═════ Dataset section ═════
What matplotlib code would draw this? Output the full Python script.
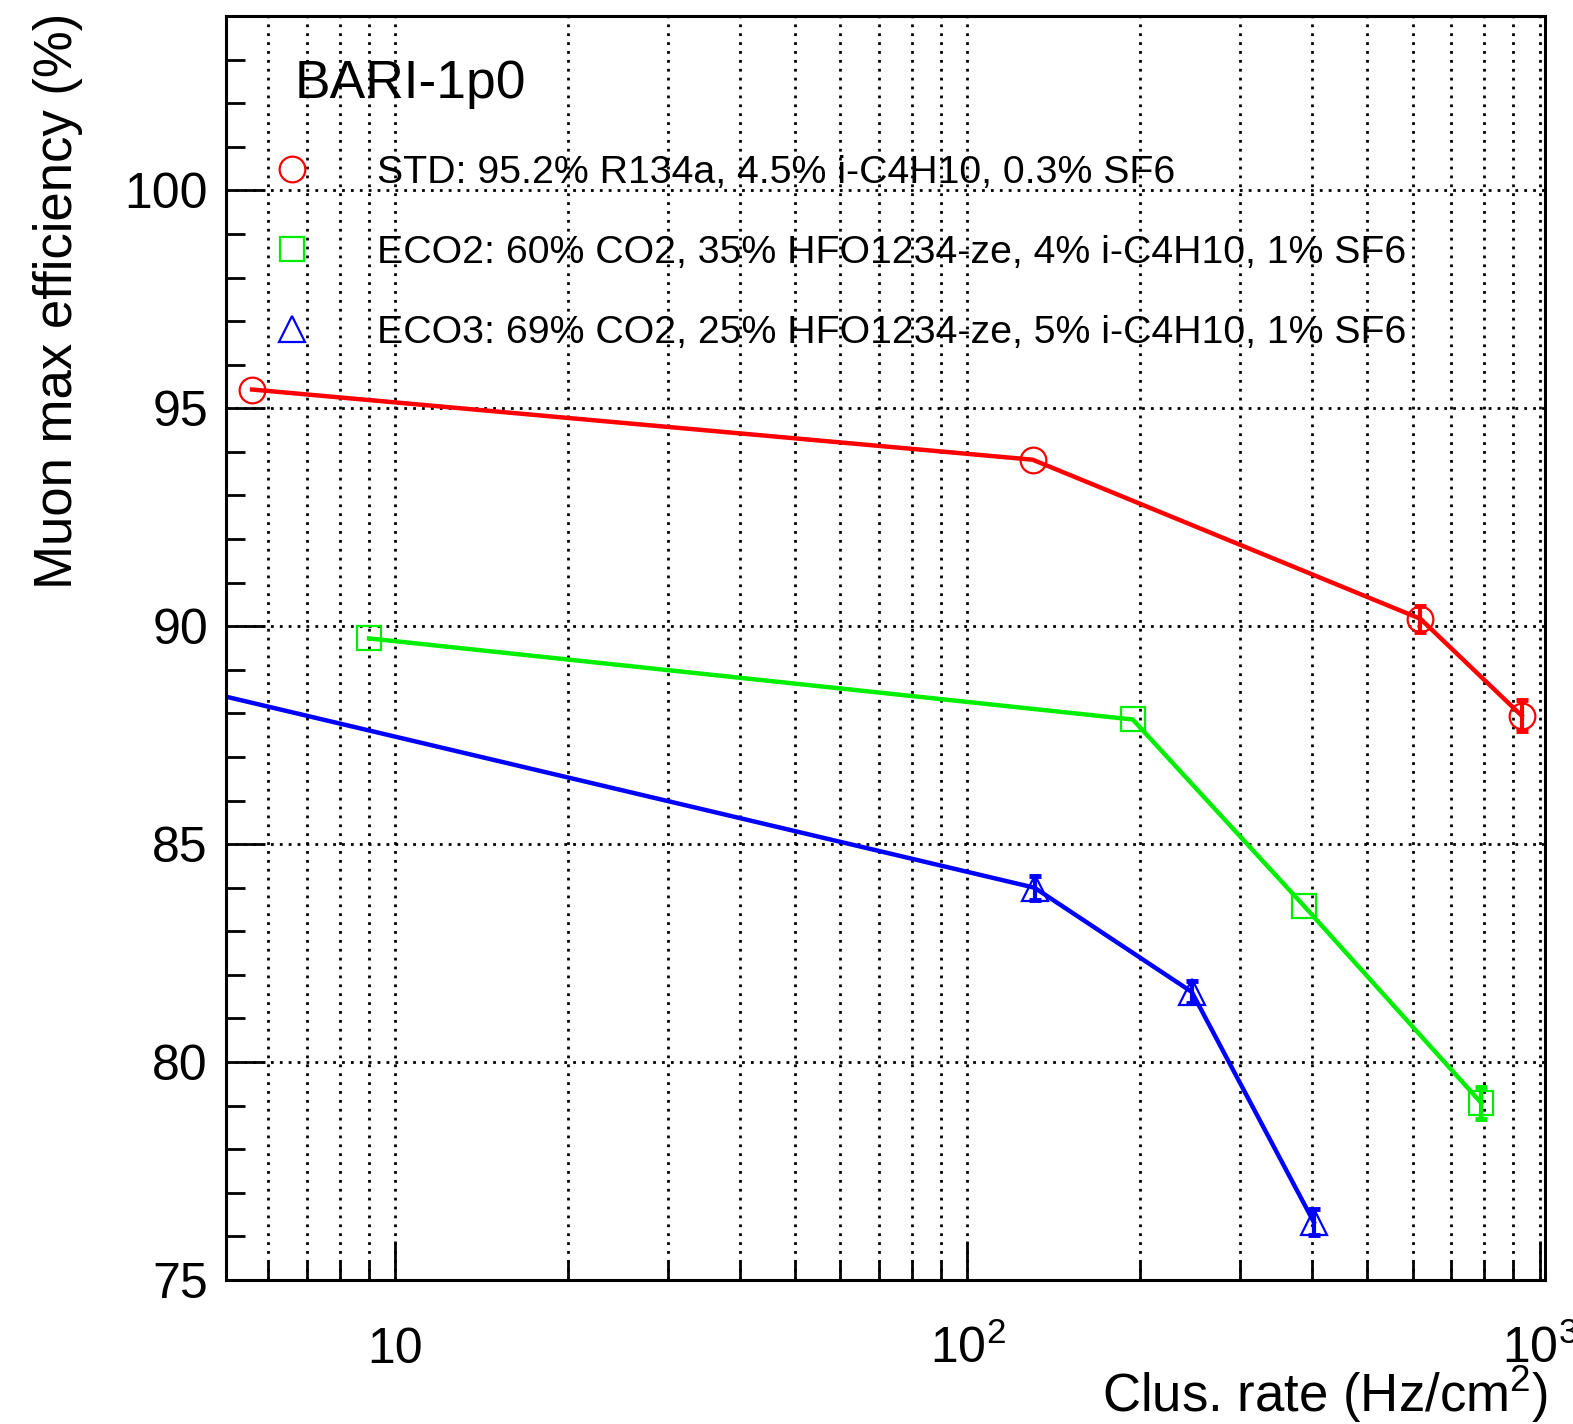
import matplotlib
matplotlib.use("Agg")
import matplotlib.pyplot as plt
from matplotlib.lines import Line2D
from matplotlib.ticker import FixedLocator, NullFormatter

plt.rcParams['font.family'] = ['Liberation Sans', 'DejaVu Sans']
plt.rcParams['mathtext.fontset'] = 'custom'
plt.rcParams['mathtext.rm'] = 'Liberation Sans'
plt.rcParams['mathtext.it'] = 'Liberation Sans:italic'
plt.rcParams['mathtext.default'] = 'regular'

# STD: 95.2% R134a, 4.5% i-C4H10, 0.3% SF6
std_rate = [5.62, 130, 619, 930]
std_eff = [95.43, 93.82, 90.17, 87.95]
std_err = [0.15, 0.15, 0.30, 0.35]

# ECO2
eco2_rate = [9.0, 194.5, 387, 791]
eco2_eff = [89.72, 87.86, 83.59, 79.06]
eco2_err = [0.15, 0.15, 0.15, 0.36]

# ECO3 (first point lies left of the frame)
eco3_rate = [4.0, 131, 246.6, 403]
eco3_eff = [88.7, 84.0, 81.61, 76.33]
eco3_err = [0.15, 0.28, 0.26, 0.29]

labels = ["STD: 95.2% R134a, 4.5% i-C4H10, 0.3% SF6",
          "ECO2: 60% CO2, 35% HFO1234-ze, 4% i-C4H10, 1% SF6",
          "ECO3: 69% CO2, 25% HFO1234-ze, 5% i-C4H10, 1% SF6"]
colors = ['#ff0000', '#00ee00', '#0000ff']
markers = ['o', 's', '^']
msizes = [18.5, 17, 18.5]

fig = plt.figure(figsize=(15.73, 14.24), dpi=100)
ax = fig.add_axes([226/1573, 1 - 1280/1424, 1319/1573, 1264/1424])

series = [(std_rate, std_eff, std_err), (eco2_rate, eco2_eff, eco2_err),
          (eco3_rate, eco3_eff, eco3_err)]
for (x, y, e), c, m, ms in zip(series, colors, markers, msizes):
    ax.plot(x, y, color=c, lw=3.2, marker=m, ms=ms, mfc='none', mec=c, mew=1.6)
    # error bars smaller than the marker are hidden, as in ROOT
    big = [i for i in range(len(e)) if e[i] > 0.2]
    ax.errorbar([x[i] for i in big], [y[i] for i in big], yerr=[e[i] for i in big],
                fmt='none', ecolor=c, elinewidth=3, capsize=4, capthick=3.5)

ax.set_xscale('log')
ax.set_xlim(5.06, 1022)
ax.set_ylim(75, 104.0)

# axes styling, ROOT-like
for s in ax.spines.values():
    s.set_linewidth(2.2)
ax.set_xticks([10, 100, 1000])
ax.set_xticklabels(["10", "$10^{2}$", "$10^{3}$"])
minors = [m * 10**d for d in range(0, 3) for m in range(2, 10)]
ax.xaxis.set_minor_locator(FixedLocator(minors))
ax.xaxis.set_minor_formatter(NullFormatter())
ax.set_yticks([75, 80, 85, 90, 95, 100])
ax.yaxis.set_minor_locator(FixedLocator(range(75, 105)))
ax.tick_params(which='both', direction='in', top=False, right=False)
ax.tick_params(which='major', length=28, width=2.0, labelsize=36)
ax.tick_params(which='minor', length=14, width=2.0)
ax.tick_params(axis='x', which='major', pad=60)
ax.tick_params(axis='y', which='major', pad=13)
for lab in ax.get_xticklabels():
    lab.set_va('baseline')

ax.grid(True, which='major', axis='both', color='black', lw=2.0, ls=(0, (1, 2.2)))
ax.grid(True, which='minor', axis='x', color='black', lw=2.0, ls=(0, (1, 2.2)))
ax.set_axisbelow(True)

ax.set_xlabel("Clus. rate (Hz/cm$^{2}$)", fontsize=38, loc='right')
ax.xaxis.set_label_coords(1.002, -0.1044)
ax.xaxis.label.set_va('baseline')
ax.set_ylabel("Muon max efficiency (%)", fontsize=38, loc='top')
ax.yaxis.set_label_coords(-0.1168, 1.0024)
ax.yaxis.label.set_va('baseline')

ax.text(0.052, 0.935, "BARI-1p0", transform=ax.transAxes, fontsize=38.4,
        va='baseline', ha='left')

handles = [Line2D([], [], ls='none', marker=m, ms=ms, mfc='none', mec=c, mew=1.6)
           for c, m, ms in zip(colors, markers, msizes)]
ax.legend(handles, labels, loc='upper left', bbox_to_anchor=(0.0202, 0.8904),
          frameon=False, fontsize=28.3, borderpad=0, borderaxespad=0,
          handlelength=2.0, handletextpad=1.163, labelspacing=1.12)

fig.savefig("out.png", dpi=100)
═════
**Problem to work on**
Copy out all of the material exactly as written, without its pictures.

**Solution below**
What matplotlib code would draw this? Output the full Python script.
import matplotlib
matplotlib.use("Agg")
import matplotlib.pyplot as plt
from matplotlib.lines import Line2D
from matplotlib.ticker import FixedLocator, NullFormatter

plt.rcParams['font.family'] = ['Liberation Sans', 'DejaVu Sans']
plt.rcParams['mathtext.fontset'] = 'custom'
plt.rcParams['mathtext.rm'] = 'Liberation Sans'
plt.rcParams['mathtext.it'] = 'Liberation Sans:italic'
plt.rcParams['mathtext.default'] = 'regular'

# STD: 95.2% R134a, 4.5% i-C4H10, 0.3% SF6
std_rate = [5.62, 130, 619, 930]
std_eff = [95.43, 93.82, 90.17, 87.95]
std_err = [0.15, 0.15, 0.30, 0.35]

# ECO2
eco2_rate = [9.0, 194.5, 387, 791]
eco2_eff = [89.72, 87.86, 83.59, 79.06]
eco2_err = [0.15, 0.15, 0.15, 0.36]

# ECO3 (first point lies left of the frame)
eco3_rate = [4.0, 131, 246.6, 403]
eco3_eff = [88.7, 84.0, 81.61, 76.33]
eco3_err = [0.15, 0.28, 0.26, 0.29]

labels = ["STD: 95.2% R134a, 4.5% i-C4H10, 0.3% SF6",
          "ECO2: 60% CO2, 35% HFO1234-ze, 4% i-C4H10, 1% SF6",
          "ECO3: 69% CO2, 25% HFO1234-ze, 5% i-C4H10, 1% SF6"]
colors = ['#ff0000', '#00ee00', '#0000ff']
markers = ['o', 's', '^']
msizes = [18.5, 17, 18.5]

fig = plt.figure(figsize=(15.73, 14.24), dpi=100)
ax = fig.add_axes([226/1573, 1 - 1280/1424, 1319/1573, 1264/1424])

series = [(std_rate, std_eff, std_err), (eco2_rate, eco2_eff, eco2_err),
          (eco3_rate, eco3_eff, eco3_err)]
for (x, y, e), c, m, ms in zip(series, colors, markers, msizes):
    ax.plot(x, y, color=c, lw=3.2, marker=m, ms=ms, mfc='none', mec=c, mew=1.6)
    # error bars smaller than the marker are hidden, as in ROOT
    big = [i for i in range(len(e)) if e[i] > 0.2]
    ax.errorbar([x[i] for i in big], [y[i] for i in big], yerr=[e[i] for i in big],
                fmt='none', ecolor=c, elinewidth=3, capsize=4, capthick=3.5)

ax.set_xscale('log')
ax.set_xlim(5.06, 1022)
ax.set_ylim(75, 104.0)

# axes styling, ROOT-like
for s in ax.spines.values():
    s.set_linewidth(2.2)
ax.set_xticks([10, 100, 1000])
ax.set_xticklabels(["10", "$10^{2}$", "$10^{3}$"])
minors = [m * 10**d for d in range(0, 3) for m in range(2, 10)]
ax.xaxis.set_minor_locator(FixedLocator(minors))
ax.xaxis.set_minor_formatter(NullFormatter())
ax.set_yticks([75, 80, 85, 90, 95, 100])
ax.yaxis.set_minor_locator(FixedLocator(range(75, 105)))
ax.tick_params(which='both', direction='in', top=False, right=False)
ax.tick_params(which='major', length=28, width=2.0, labelsize=36)
ax.tick_params(which='minor', length=14, width=2.0)
ax.tick_params(axis='x', which='major', pad=60)
ax.tick_params(axis='y', which='major', pad=13)
for lab in ax.get_xticklabels():
    lab.set_va('baseline')

ax.grid(True, which='major', axis='both', color='black', lw=2.0, ls=(0, (1, 2.2)))
ax.grid(True, which='minor', axis='x', color='black', lw=2.0, ls=(0, (1, 2.2)))
ax.set_axisbelow(True)

ax.set_xlabel("Clus. rate (Hz/cm$^{2}$)", fontsize=38, loc='right')
ax.xaxis.set_label_coords(1.002, -0.1044)
ax.xaxis.label.set_va('baseline')
ax.set_ylabel("Muon max efficiency (%)", fontsize=38, loc='top')
ax.yaxis.set_label_coords(-0.1168, 1.0024)
ax.yaxis.label.set_va('baseline')

ax.text(0.052, 0.935, "BARI-1p0", transform=ax.transAxes, fontsize=38.4,
        va='baseline', ha='left')

handles = [Line2D([], [], ls='none', marker=m, ms=ms, mfc='none', mec=c, mew=1.6)
           for c, m, ms in zip(colors, markers, msizes)]
ax.legend(handles, labels, loc='upper left', bbox_to_anchor=(0.0202, 0.8904),
          frameon=False, fontsize=28.3, borderpad=0, borderaxespad=0,
          handlelength=2.0, handletextpad=1.163, labelspacing=1.12)

fig.savefig("out.png", dpi=100)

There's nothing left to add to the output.